The first quarter of the education payments went out on Oct. 2, weeks ahead of the usual schedule. The three plaintiff communities are some of the 54 communities that received less than they did last year.

There are 85 communities that didn’t receive any education funding under Malloy’s revised executive order that went into effect on Oct. 1.

Earlier in the day Wednesday, Malloy called the lawsuit premature.

He said he thinks the Connecticut Education Association and the plaintiffs would “be hard pressed to say they have standing anytime before the check would otherwise go out.”

Malloy said he also thinks they’re going to have a hard time making an argument that the state needs to fund these grants when it’s operating under an executive order.

“They will also have to handle the fact that we have a lot less money to spend without a budget than with a budget,” Malloy said.

Williams said the payments have already been made to towns, and the towns are having to deal with the consequences of those spending reductions.

“It is absolutely ripe,” he added.

Kelly Donnelly, a spokeswoman for Malloy, said they “have not yet reviewed the complaint and will respond accordingly in coordination with the Office of the Attorney General.”

“With that said,” Donnelly added, “the executive order has never been the governor’s preference.”

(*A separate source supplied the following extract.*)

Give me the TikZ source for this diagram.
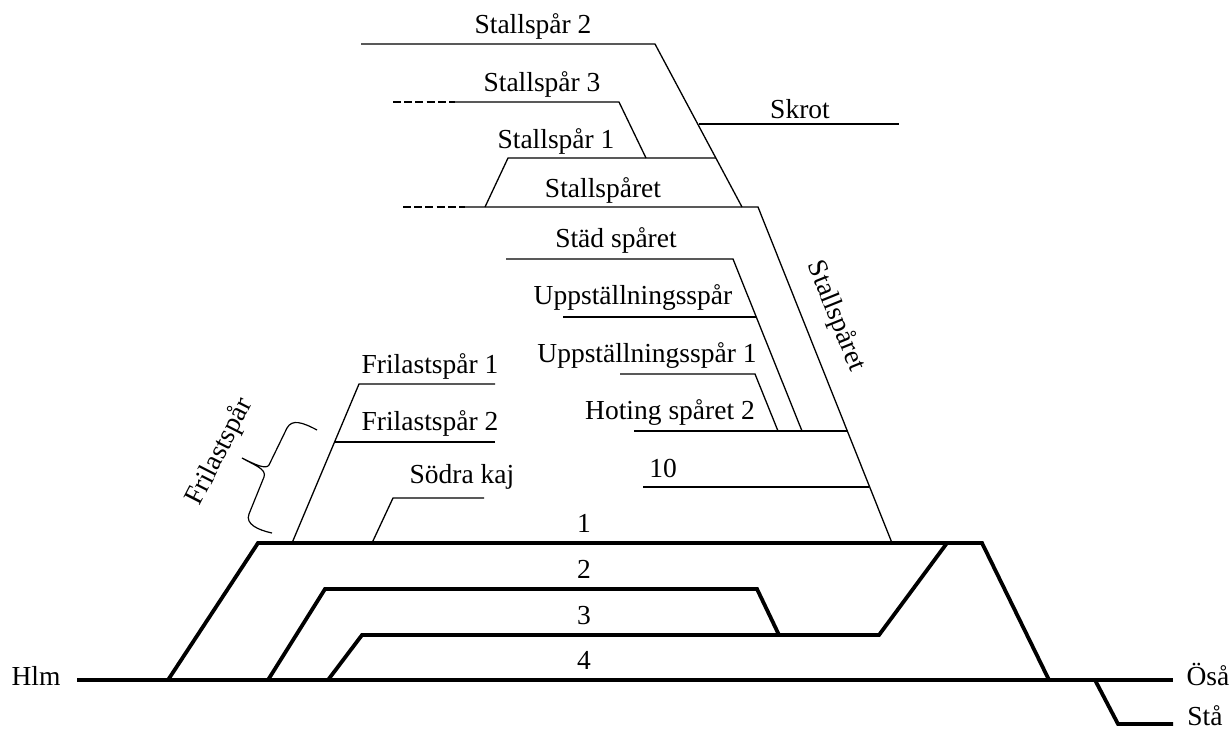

Williams said the plaintiffs are basing their arguments on State v. Staub, the court case that set the precedent used to determine how money should be spent in the absence of an appropriation from the legislature. It was decided 125 years ago.

Williams said when the state faced a similar budget problem in 1991, then-Attorney General Richard Blumenthal opined that it is not the governor who appropriates state monies, it was the legislature.

In the same June 7, 1991, opinion, Blumenthal warned that Staub has not been applied in modern times and “suffers from a significant lack of clarity.”

Williams said the opinion is clear that the towns should receive the same amount of education funding they received this year.

The parties are expected to meet with the judge on Nov. 6 to set a briefing schedule.